The children of resurrection know that questions about Jesus are not finally academic questions.  They are questions of life and death.  They are questions with stakes so high, so consequential, and so profound, we dare not theorize them.  Imagine what resurrection would feel like for the woman trapped in the Sadducees’ story.  She will no longer be owned.  She will not continue to be property.  She and all women will not continue to be passive in their place in society. Women will have agency.

Imagine her arriving — finally, finally — in a place where her worth and her belovedness don’t depend on her husband, her fertility, or her sex appeal.  Imagine her basking in the safe, unconditional, and eternal love of the God who created her.

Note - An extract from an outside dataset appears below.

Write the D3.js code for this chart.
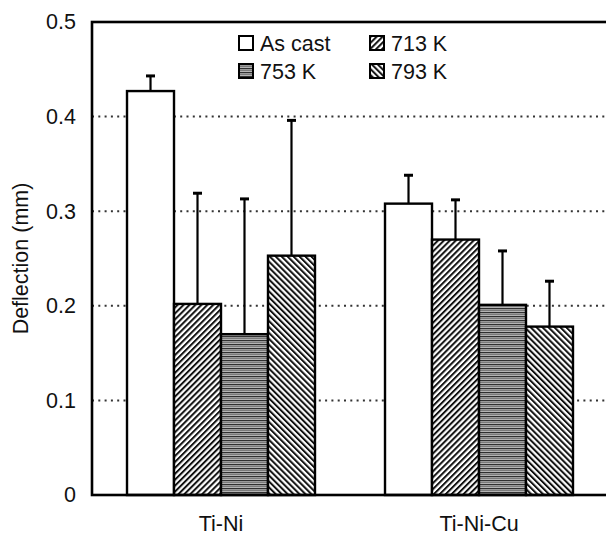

I think of all the women who have been separated from their children, their families, along our southern border, or separated from same by incarceration, whose lives have been deemed to be of no value by the government. I think of women who have been driven into prostitution as a way to support their families.  I think of women trafficked and treated as property by smugglers.  I think of women who are married off as children.  Any of these women, and countless others, whose existences have been devalued by patriarchal systems. And I imagine them being welcomed by Jesus as his beloved.

If our questions and objections about faith require us to invalidate the lived experiences of actual people who are suffering in this life, then we are asking the wrong questions and favoring the wrong objections.  The children of resurrection are children of love. Always. Period. [4]


1] www.jewishvirtuallibrary.org/pharisees-sadducees-and-essenes

[2] Barbara Brown Taylor, “God of the Living,” in Home by Another Way, p. 205.

[3] John R. Sachs, S.J. “Resurrection of the Body”, in The HarperCollins Encyclopedia of Catholicism, p. 1111.

[4] Debie Thomas, Journey with Jesus, November 3, 2019.